**Task goal**
Write out the listing below without alteration, omitting its pictures.

**Data lines**
"""
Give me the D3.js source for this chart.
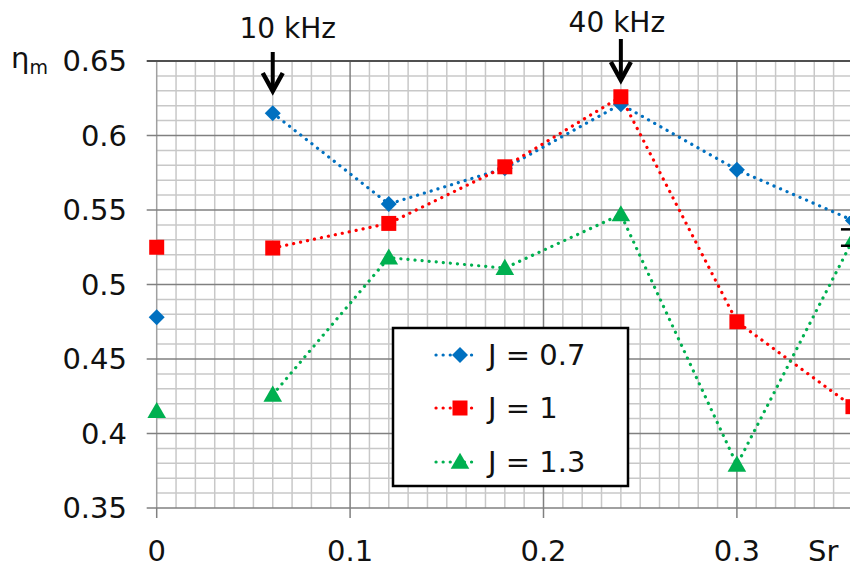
<!DOCTYPE html>
<html><head><meta charset="utf-8">
<script src="https://cdn.jsdelivr.net/npm/d3@7"></script>
<style>body{margin:0;background:#fff}svg{display:block;font-family:"DejaVu Sans",Verdana,sans-serif}</style>
</head><body><svg id="c" width="850" height="567"></svg>
<script>
const xValues = [0, 0.06, 0.12, 0.18, 0.24, 0.30, 0.36];
const seriesNames = ["J = 0.7", "J = 1", "J = 1.3"];
const j07 = [0.478, 0.615, 0.554, 0.578, 0.621, 0.577, 0.543];
const j10 = [0.525, 0.5245, 0.541, 0.579, 0.626, 0.475, 0.418];
const j13 = [0.415, 0.426, 0.518, 0.511, 0.547, 0.379, 0.530];
const xTicks = [0, 0.1, 0.2, 0.3];
const xTickLabels = ["0", "0.1", "0.2", "0.3"];
const yTicks = [0.35, 0.4, 0.45, 0.5, 0.55, 0.6, 0.65];
const yTickLabels = ["0.35", "0.4", "0.45", "0.5", "0.55", "0.6", "0.65"];
const annotations = [{x: 0.06, label: "10 kHz"}, {x: 0.24, label: "40 kHz"}];
const capValues = [0.537, 0.526];
const capX = 0.36;

const colors = ["#0070C0", "#FF0000", "#00B050"];
// diamond as a rotated square (equal width/height)
const diamond = {draw(ctx, size) { const r = Math.sqrt(size) / 2; ctx.moveTo(0, -r); ctx.lineTo(r, 0); ctx.lineTo(0, r); ctx.lineTo(-r, 0); ctx.closePath(); }};
const shapes = [diamond, d3.symbolSquare, d3.symbolTriangle];
const symSizes = [256, 225, 150];

const svg = d3.select("#c");
const x = d3.scaleLinear().domain([0, 0.1]).range([156.7, 350.1]);
const y = d3.scaleLinear().domain([0.35, 0.65]).range([508, 61]);
const xMax = 0.37;

// grid
const g = svg.append("g");
const minorX = d3.range(0, 38).map(i => i / 100);
const minorY = d3.range(35, 66).map(i => i / 100);
g.selectAll(".vx").data(minorX.filter(v => Math.round(v * 100) % 10 !== 0)).join("line")
  .attr("x1", d => x(d)).attr("x2", d => x(d)).attr("y1", y(0.35)).attr("y2", y(0.65))
  .attr("stroke", "#c8c8c8").attr("stroke-width", 1.5);
g.selectAll(".hy").data(minorY.filter(v => Math.round(v * 100) % 5 !== 0)).join("line")
  .attr("x1", x(0)).attr("x2", x(xMax)).attr("y1", d => y(d)).attr("y2", d => y(d))
  .attr("stroke", "#c8c8c8").attr("stroke-width", 1.5);
g.selectAll(".vmaj").data(xTicks.concat([0.4])).join("line")
  .attr("x1", d => x(d)).attr("x2", d => x(d)).attr("y1", y(0.35)).attr("y2", y(0.65))
  .attr("stroke", d => d === 0 ? "#a0a0a0" : "#808080").attr("stroke-width", 1.5);
g.selectAll(".hmaj").data(yTicks).join("line")
  .attr("x1", x(0) - 10).attr("x2", x(xMax)).attr("y1", d => y(d)).attr("y2", d => y(d))
  .attr("stroke", d => d === 0.65 ? "#505050" : "#808080").attr("stroke-width", d => d === 0.65 ? 2 : 1.5);
// x ticks
g.selectAll(".xt").data(xTicks).join("line")
  .attr("x1", d => x(d)).attr("x2", d => x(d)).attr("y1", y(0.35)).attr("y2", y(0.35) + 10)
  .attr("stroke", "#808080").attr("stroke-width", 1.5);

// tick labels
svg.selectAll(".yl").data(yTicks).join("text")
  .attr("x", 127).attr("y", d => y(d)).attr("dy", "0.35em").attr("text-anchor", "end")
  .attr("font-size", 29).attr("fill", "#111").text((d, i) => yTickLabels[i]);
svg.selectAll(".xl").data(xTicks).join("text")
  .attr("x", d => x(d)).attr("y", 551).attr("dy", "0.35em").attr("text-anchor", "middle")
  .attr("font-size", 29).attr("fill", "#111").text((d, i) => xTickLabels[i]);
svg.append("text").attr("x", 808).attr("y", 551).attr("dy", "0.35em")
  .attr("font-size", 29).attr("fill", "#111").text("Sr");
const yl = svg.append("text").attr("x", 11).attr("y", 68).attr("font-size", 29).attr("fill", "#111");
yl.append("tspan").text("η");
yl.append("tspan").attr("font-size", 19).attr("dy", 6).text("m");

// series
const allSeries = [j07, j10, j13];
allSeries.forEach((vals, si) => {
  const pts = xValues.map((xv, i) => [xv, vals[i]]);
  const linePts = pts.filter(p => p[0] > 0);
  svg.append("path").datum(linePts)
    .attr("d", d3.line().x(d => x(d[0])).y(d => y(d[1])))
    .attr("fill", "none").attr("stroke", colors[si]).attr("stroke-width", 3.2)
    .attr("stroke-linecap", "round").attr("stroke-dasharray", "0.1 7");
});
allSeries.forEach((vals, si) => {
  const pts = xValues.map((xv, i) => [xv, vals[i]]);
  svg.selectAll(null).data(pts).join("path")
    .attr("transform", d => `translate(${x(d[0])},${y(d[1]) + (si === 2 ? 1.5 : 0)})`)
    .attr("d", d3.symbol().type(shapes[si]).size(symSizes[si]))
    .attr("fill", colors[si]);
});

// caps
svg.selectAll(".cap").data(capValues).join("line")
  .attr("x1", x(capX) - 12).attr("x2", x(capX) + 12)
  .attr("y1", d => y(d)).attr("y2", d => y(d))
  .attr("stroke", "#000").attr("stroke-width", 2.5);

// annotations
const ann = svg.selectAll(".ann").data(annotations).join("g");
const annTop = [{t: 28, s: 52, tip: 93, dx: 15}, {t: 22, s: 39, tip: 82, dx: -4}];
ann.append("text").attr("x", (d, i) => x(d.x) + annTop[i].dx).attr("y", (d, i) => annTop[i].t).attr("dy", "0.35em")
  .attr("text-anchor", "middle").attr("font-size", 28).attr("fill", "#111").text(d => d.label);
ann.append("line").attr("x1", d => x(d.x)).attr("x2", d => x(d.x))
  .attr("y1", (d, i) => annTop[i].s).attr("y2", (d, i) => annTop[i].tip - 6)
  .attr("stroke", "#000").attr("stroke-width", 4);
ann.append("path").attr("d", (d, i) => {
  const cx = x(d.x), tip = annTop[i].tip;
  return `M${cx - 10},${tip - 20} L${cx},${tip - 2} L${cx + 10},${tip - 20}`;
}).attr("fill", "none").attr("stroke", "#000").attr("stroke-width", 4.5).attr("stroke-linejoin", "miter");

// legend
const lg = svg.append("g");
lg.append("rect").attr("x", 393).attr("y", 328).attr("width", 235).attr("height", 158)
  .attr("fill", "#fff").attr("stroke", "#000").attr("stroke-width", 2.5);
const legY = [355, 408, 462];
seriesNames.forEach((name, si) => {
  lg.append("line").attr("x1", 436).attr("x2", 477).attr("y1", legY[si]).attr("y2", legY[si])
    .attr("stroke", colors[si]).attr("stroke-width", 3.2).attr("stroke-linecap", "round")
    .attr("stroke-dasharray", "0.1 7");
  lg.append("path").attr("transform", `translate(460,${legY[si] + (si === 2 ? 1.5 : 0)})`)
    .attr("d", d3.symbol().type(shapes[si]).size(symSizes[si])).attr("fill", colors[si]);
  lg.append("text").attr("x", 488).attr("y", legY[si]).attr("dy", "0.35em")
    .attr("font-size", 29).attr("fill", "#111").text(name);
});
</script></body></html>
"""
**Reply to the exercise**
Give me the D3.js source for this chart.
<!DOCTYPE html>
<html><head><meta charset="utf-8">
<script src="https://cdn.jsdelivr.net/npm/d3@7"></script>
<style>body{margin:0;background:#fff}svg{display:block;font-family:"DejaVu Sans",Verdana,sans-serif}</style>
</head><body><svg id="c" width="850" height="567"></svg>
<script>
const xValues = [0, 0.06, 0.12, 0.18, 0.24, 0.30, 0.36];
const seriesNames = ["J = 0.7", "J = 1", "J = 1.3"];
const j07 = [0.478, 0.615, 0.554, 0.578, 0.621, 0.577, 0.543];
const j10 = [0.525, 0.5245, 0.541, 0.579, 0.626, 0.475, 0.418];
const j13 = [0.415, 0.426, 0.518, 0.511, 0.547, 0.379, 0.530];
const xTicks = [0, 0.1, 0.2, 0.3];
const xTickLabels = ["0", "0.1", "0.2", "0.3"];
const yTicks = [0.35, 0.4, 0.45, 0.5, 0.55, 0.6, 0.65];
const yTickLabels = ["0.35", "0.4", "0.45", "0.5", "0.55", "0.6", "0.65"];
const annotations = [{x: 0.06, label: "10 kHz"}, {x: 0.24, label: "40 kHz"}];
const capValues = [0.537, 0.526];
const capX = 0.36;

const colors = ["#0070C0", "#FF0000", "#00B050"];
// diamond as a rotated square (equal width/height)
const diamond = {draw(ctx, size) { const r = Math.sqrt(size) / 2; ctx.moveTo(0, -r); ctx.lineTo(r, 0); ctx.lineTo(0, r); ctx.lineTo(-r, 0); ctx.closePath(); }};
const shapes = [diamond, d3.symbolSquare, d3.symbolTriangle];
const symSizes = [256, 225, 150];

const svg = d3.select("#c");
const x = d3.scaleLinear().domain([0, 0.1]).range([156.7, 350.1]);
const y = d3.scaleLinear().domain([0.35, 0.65]).range([508, 61]);
const xMax = 0.37;

// grid
const g = svg.append("g");
const minorX = d3.range(0, 38).map(i => i / 100);
const minorY = d3.range(35, 66).map(i => i / 100);
g.selectAll(".vx").data(minorX.filter(v => Math.round(v * 100) % 10 !== 0)).join("line")
  .attr("x1", d => x(d)).attr("x2", d => x(d)).attr("y1", y(0.35)).attr("y2", y(0.65))
  .attr("stroke", "#c8c8c8").attr("stroke-width", 1.5);
g.selectAll(".hy").data(minorY.filter(v => Math.round(v * 100) % 5 !== 0)).join("line")
  .attr("x1", x(0)).attr("x2", x(xMax)).attr("y1", d => y(d)).attr("y2", d => y(d))
  .attr("stroke", "#c8c8c8").attr("stroke-width", 1.5);
g.selectAll(".vmaj").data(xTicks.concat([0.4])).join("line")
  .attr("x1", d => x(d)).attr("x2", d => x(d)).attr("y1", y(0.35)).attr("y2", y(0.65))
  .attr("stroke", d => d === 0 ? "#a0a0a0" : "#808080").attr("stroke-width", 1.5);
g.selectAll(".hmaj").data(yTicks).join("line")
  .attr("x1", x(0) - 10).attr("x2", x(xMax)).attr("y1", d => y(d)).attr("y2", d => y(d))
  .attr("stroke", d => d === 0.65 ? "#505050" : "#808080").attr("stroke-width", d => d === 0.65 ? 2 : 1.5);
// x ticks
g.selectAll(".xt").data(xTicks).join("line")
  .attr("x1", d => x(d)).attr("x2", d => x(d)).attr("y1", y(0.35)).attr("y2", y(0.35) + 10)
  .attr("stroke", "#808080").attr("stroke-width", 1.5);

// tick labels
svg.selectAll(".yl").data(yTicks).join("text")
  .attr("x", 127).attr("y", d => y(d)).attr("dy", "0.35em").attr("text-anchor", "end")
  .attr("font-size", 29).attr("fill", "#111").text((d, i) => yTickLabels[i]);
svg.selectAll(".xl").data(xTicks).join("text")
  .attr("x", d => x(d)).attr("y", 551).attr("dy", "0.35em").attr("text-anchor", "middle")
  .attr("font-size", 29).attr("fill", "#111").text((d, i) => xTickLabels[i]);
svg.append("text").attr("x", 808).attr("y", 551).attr("dy", "0.35em")
  .attr("font-size", 29).attr("fill", "#111").text("Sr");
const yl = svg.append("text").attr("x", 11).attr("y", 68).attr("font-size", 29).attr("fill", "#111");
yl.append("tspan").text("η");
yl.append("tspan").attr("font-size", 19).attr("dy", 6).text("m");

// series
const allSeries = [j07, j10, j13];
allSeries.forEach((vals, si) => {
  const pts = xValues.map((xv, i) => [xv, vals[i]]);
  const linePts = pts.filter(p => p[0] > 0);
  svg.append("path").datum(linePts)
    .attr("d", d3.line().x(d => x(d[0])).y(d => y(d[1])))
    .attr("fill", "none").attr("stroke", colors[si]).attr("stroke-width", 3.2)
    .attr("stroke-linecap", "round").attr("stroke-dasharray", "0.1 7");
});
allSeries.forEach((vals, si) => {
  const pts = xValues.map((xv, i) => [xv, vals[i]]);
  svg.selectAll(null).data(pts).join("path")
    .attr("transform", d => `translate(${x(d[0])},${y(d[1]) + (si === 2 ? 1.5 : 0)})`)
    .attr("d", d3.symbol().type(shapes[si]).size(symSizes[si]))
    .attr("fill", colors[si]);
});

// caps
svg.selectAll(".cap").data(capValues).join("line")
  .attr("x1", x(capX) - 12).attr("x2", x(capX) + 12)
  .attr("y1", d => y(d)).attr("y2", d => y(d))
  .attr("stroke", "#000").attr("stroke-width", 2.5);

// annotations
const ann = svg.selectAll(".ann").data(annotations).join("g");
const annTop = [{t: 28, s: 52, tip: 93, dx: 15}, {t: 22, s: 39, tip: 82, dx: -4}];
ann.append("text").attr("x", (d, i) => x(d.x) + annTop[i].dx).attr("y", (d, i) => annTop[i].t).attr("dy", "0.35em")
  .attr("text-anchor", "middle").attr("font-size", 28).attr("fill", "#111").text(d => d.label);
ann.append("line").attr("x1", d => x(d.x)).attr("x2", d => x(d.x))
  .attr("y1", (d, i) => annTop[i].s).attr("y2", (d, i) => annTop[i].tip - 6)
  .attr("stroke", "#000").attr("stroke-width", 4);
ann.append("path").attr("d", (d, i) => {
  const cx = x(d.x), tip = annTop[i].tip;
  return `M${cx - 10},${tip - 20} L${cx},${tip - 2} L${cx + 10},${tip - 20}`;
}).attr("fill", "none").attr("stroke", "#000").attr("stroke-width", 4.5).attr("stroke-linejoin", "miter");

// legend
const lg = svg.append("g");
lg.append("rect").attr("x", 393).attr("y", 328).attr("width", 235).attr("height", 158)
  .attr("fill", "#fff").attr("stroke", "#000").attr("stroke-width", 2.5);
const legY = [355, 408, 462];
seriesNames.forEach((name, si) => {
  lg.append("line").attr("x1", 436).attr("x2", 477).attr("y1", legY[si]).attr("y2", legY[si])
    .attr("stroke", colors[si]).attr("stroke-width", 3.2).attr("stroke-linecap", "round")
    .attr("stroke-dasharray", "0.1 7");
  lg.append("path").attr("transform", `translate(460,${legY[si] + (si === 2 ? 1.5 : 0)})`)
    .attr("d", d3.symbol().type(shapes[si]).size(symSizes[si])).attr("fill", colors[si]);
  lg.append("text").attr("x", 488).attr("y", legY[si]).attr("dy", "0.35em")
    .attr("font-size", 29).attr("fill", "#111").text(name);
});
</script></body></html>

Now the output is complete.